Public Banks: Supporting Affordable Housing and Community Economic Development through Strategic Lending and Funding

California public banks will play a vital role in addressing the affordable housing crisis by providing lowcost, high-impact credit to cities and counties for socially beneficial and economically just forms of development. These banks will support the development of affordable housing through a variety of loans,
including construction loans, bond loans, and mortgage loans, which will be made in partnership with local community banks, credit unions, and CDFIs.

In addition to providing financing for new housing developments, public banks will also support the preservation of existing affordable housing by offering flexible terms and extensions on lines of credit to affordable housing developers, enabling them to acquire properties and place them into permanently affordable cooperative housing arrangements and community land trusts.

Public banks will also support working-class neighborhoods by creating loan instruments to finance rental assistance programs that help those left out of current assistance programs and ensure that future housing development linked to publicly funded transit investments supports people of color to stay in
and improve their neighborhoods.

In times of crisis, public banks will be able to make capital available to localities immediately and fund tax-credit-based rental assistance programs to prevent evictions and foreclosures, ultimately reducing the costs associated with homelessness.
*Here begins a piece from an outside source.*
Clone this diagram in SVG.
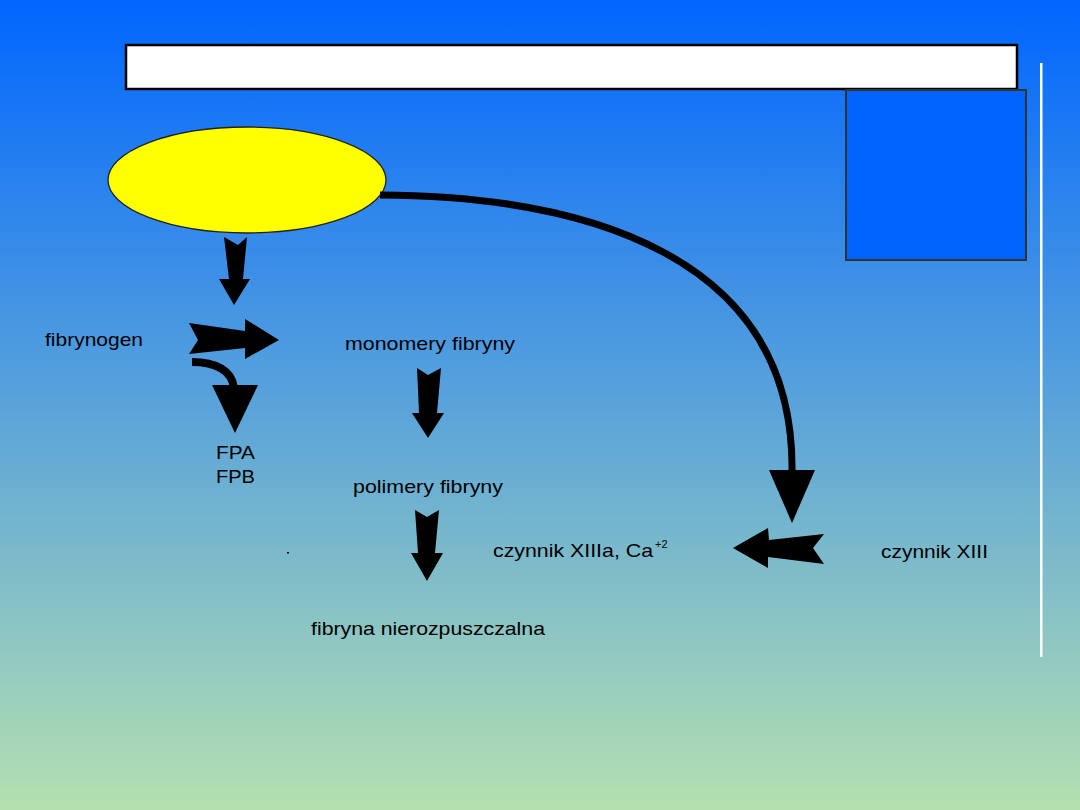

These banks will also provide long-term multi-unit mortgage financing, allowing local governments and nonprofits to acquire thousands of units of existing housing and permanently remove them from the for-profit segment of the local housing market.


Public banks in California will offer a cost-effective and efficient solution for financing affordable housing projects, providing a lower cost of capital compared to bond financing. This will enable local governments to recapture funds that would otherwise be paid to outside investors, and instead invest them in local services. With a public mandate and lower cost of capital, public banks will allow underresourced regions to create additional credit to spur the development of affordable housing, while also generating a long-term, sustainable funding stream for high-cost areas. This will help to address the state’s affordable housing crisis by streamlining and centralizing the financing process, making it more accessible and efficient for local communities and developers.